As to the mempool limits, well they do seem to be set in Chia. It is currently set to 10 blocks in the code and anyone building their own node from source (or just comfortable modifying a python script) sould be able to adjust it easily. It is available here on lines 41/42 as MEMPOOL_BLOCK_BUFFER. But 10 blocks is a lot, and that limit is clearly not helping the farmers who are getting behind during these transaction spikes. So there is a definable limit, but it is set so high that it isn’t helping small farmers stay online, which in turn is knocking a bunch more of us off too. I do not know what the implications would be radically reducing that for small farmers, so don’t say I told you to.
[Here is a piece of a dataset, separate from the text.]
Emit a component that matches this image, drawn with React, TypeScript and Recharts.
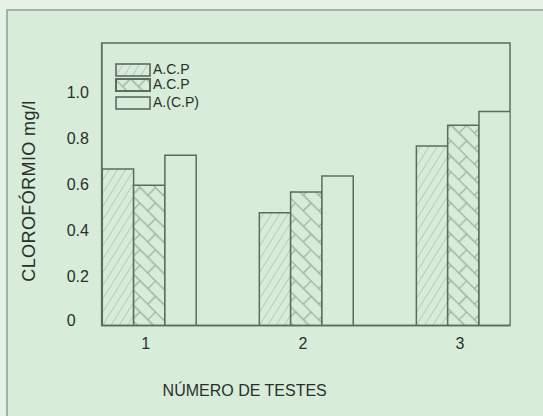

The main point here is that from Chia’s perspective the network is operating just fine, overall. If some nodes go offline its not an issue at all because there are lots of nodes to secure the network. They are looking at the network a bit like a kubernetes cluster where no one node makes any difference. However, each one of those nodes is a person who has invested in the network and learned how things work. I don’t think they are ignoring the issue per se, but it does look like they are treating the issues less seriously than the community because the overall network has been fine. And it has. During the first dust storm, pre-update, the high transaction volumes caused block issuance to slow down. Over the past few days this time, issuance has actually been a little above average.

All in all I do not think the full node is trash. It is doing its job at scale and I think a smaller network of performant multicore 100w CPUs would have no issue all staying in sync together. However, that’s not how Chia Network advertises their network nor is it their design goal. There has been a lot of back and forth discussion in my discord if they are going to end up either refactoring the network code to C or if they are going to abandon the Raspberry Pi as their minimum specification. This is a bigger question than I think it might seem, as a huge amount of their corporate identity involves having lots of low powered nodes.

I think eventually they will do both, increasing the minimum requirements as well as refactoring to a compiled language like C. Or maybe it will be Rust, that’s a popular choice for high performance network code. Either way, there is a lot of work to do before Chia can handle the load the Ethereum network handles all day every day and I think they have a long way to go before doing it with a fleet of Raspberry Pis, regardless of what language used.

Related

9 thoughts on “Is the Chia Full Node hot garbage?”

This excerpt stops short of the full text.